The education system in Honduras is characterized by five stages of formal education; PrePrimary, Primary, Middle, Secondary, and Tertiary. Public education in Honduras is provided free for children aged 6 to 15 where it is mandatory for children to attend at the primary level (Age 6 to 12). The Honduran Constitution moreover stipulates that parents have the right to choose the education ; whether free or private, of their children.
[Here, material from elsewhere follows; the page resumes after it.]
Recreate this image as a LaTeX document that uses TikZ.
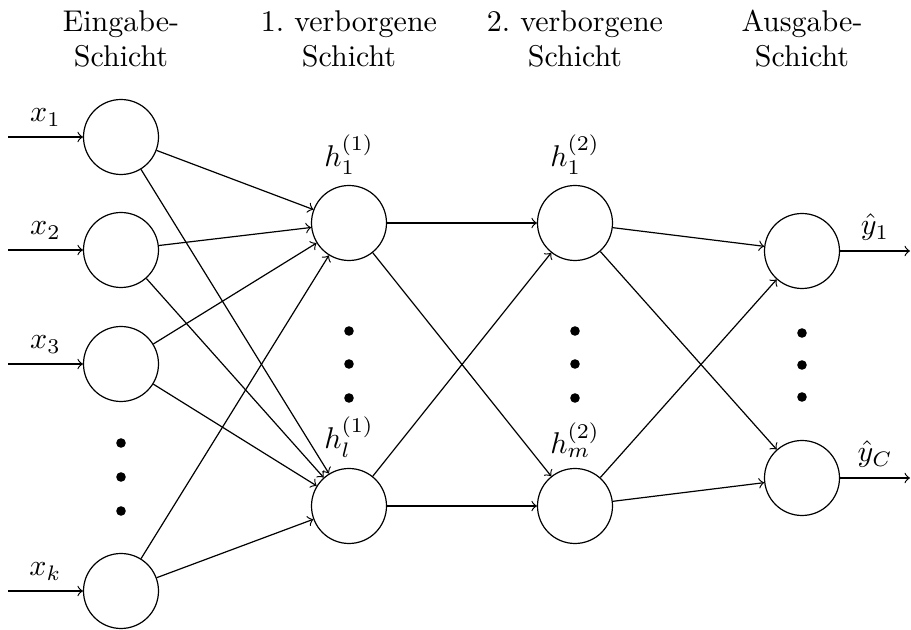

World Bank statistics put the adult literacy rate (% of people ages 15 and above) of Honduras at 83.6%. However, UNESCO statistics reveal a 12% repeater rate, and only an 80% progression and completion rate in primary education. Moreover, only 64.5% enroll for secondary education.

Poverty 

Poverty is rife in Honduras, with the poverty headcount ratio at national poverty line standing at 60% as of 2010. In typical situations, children have to quit school permanently to work at an early age to help support their families. Even though school is fully state-subsidized up till the 5th grade, many children are still unable to attend school because their families can not afford to buy uniforms and school supplies. A study conducted in 2006 by National Institute of Statistics estimated that as many as 368,000 of the 1.7 million children ages five to 12 did not receive schooling in that year.

Gender inequality 
Honduras is a patriarchal society, and males are favoured over females when it comes to education. While parents may send both genders to primary school; the females are likely the first to be withdrawn to help at home and made to work to provide income. This is further supported by the belief that occupational opportunities resulting from education are greater for males, as females have greater difficulty in finding jobs that match their academic credentials even if they have the same education level. Both genders have equal access to the limited available educational facilities; however, attendance rates for females were slightly lower than for males.

Education infrastructure 
The quality of the curriculum in Honduran public schools is poor, evidenced by the fact that for much of the last century, Honduran students were required to memorize useless or impractical data at the expense of sharpening their reasoning powers and critical thinking skills. Teachers are paid low wages, they do not have access to effective teaching materials, and they are not trained in the latest technologies and current teaching methods.
In addition, there is a scarcity of teachers, with a teacher:student ratio of 1:33 in 2008. The destruction of over 3000 schools nationwide caused by Hurricane Mitch further weakened the country’s poor education infrastructure.